Friday, July 8, 2011

The Cost of Your Toys

I was joking around with a colleague the other day. He has an iPhone, iPad, iPod, not one but two e-readers, and several more of the latest electronic gadgets. He was moaning about the challenges of updating files across all of these gizmos, along with his laptop through "the cloud." I tell 'ya, he lost me with this cloud business.

I told him that I was cheap and wouldn't have any gadget like that (other than a laptop, I admit) because I will not pay exorbitant monthly service fees to companies that are rich enough already.

He then said, "but you have a Harley. Your toy is more expensive than mine!" As I got to thinking about that remark, I realized he was right. Later, I received an email from a fellow Harley owner who was lamenting about the high cost of routine service. He was right, too.

Yeah, we pay for our toys, alright. Initial acquisition costs notwithstanding, the ongoing cost to maintain it (service plans, maintenance, etc.) impose demands on the bank accounts.

I really have no defense, and admit it. I do not have to have a Harley. I don't even have to have a motorcycle. I have a four-wheeled vehicle, though driving it for any distance makes me crazy. I ride a motorcycle because it is fun, convenient, often free to park, fun, free, and joyful. Did I say, "fun"? Yeah, a lot of that. Also gives me a very good reason to wear boots and leather regularly. (But honestly, I would do that anyway.)

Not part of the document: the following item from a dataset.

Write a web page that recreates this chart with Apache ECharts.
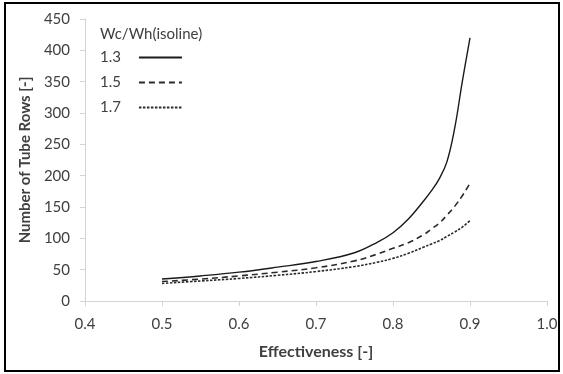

Back to the topic of motorcycle maintenance... yeah, it's expensive to keep a motorcycle operating safely and properly, especially if one follows the manufacturer's maintenance schedule. Tires, and even an oil change, can cost hundreds.

Some guys I know do a lot of motorcycle maintenance themselves, and more power to 'em. I have chosen to have my service done by a professional -- mostly because of space requirements (which I don't have). Further, the newer the bike, the more complicated it is, and sometimes doing something simple like changing the battery requires a huge amount of disassembly of other parts before you can even gain access to the battery compartment. It's an awful hassle.

Plus, when I bring my bike to a seasoned professional to have service done, I am assured that he knows what he's doing because he's done it before, lots of times. For me, I might miss a step or forget to check something because I do not do motorcycle maintenance for a living.

By the way, I choose to use an independent mechanic to do my work. Not only are his charges (a little) less expensive, I feel that since he knows me, he is taking care of me when he does maintenance on my Harley, as opposed to just repairing another bike in the long line of bikes to work on during any given day. And he can take me on a day's notice, instead of a week or more advanced scheduling required by the dealer.

Independent shops with skilled mechanics are hard to find, but when you find one, they want to do good work because they want you to come back and to refer friends. That's how I found out about the shop I use now -- referred by a friend. (I have to admit, I was motivated to go somewhere else when I experienced some problems at my dealership's repair shop when a new mechanic screwed up some rather simple repairs and I had to return three times to have those things fixed.)

In summary -- having toys is expensive if they require ongoing support, service contracts, and/or maintenance. It all boils down to choices -- "need" or "want" and for this class of things, you have to admit, it's all "want." No one "needs" an iPhone (or a cell phone for that matter). No one "needs" a Harley. However, if one budgets appropriately and has the financial resources with disposable income to pay the ongoing costs (or better yet, an employer who provides a stipend to offset monthly charges or directly pays monthly costs), then have your toys. (I wish I could find a way to convince my employer to pay for the maintenance of my Harley, but that ain't gonna happen LOL!)

Life is short: enjoy your toys (provided you can afford them!)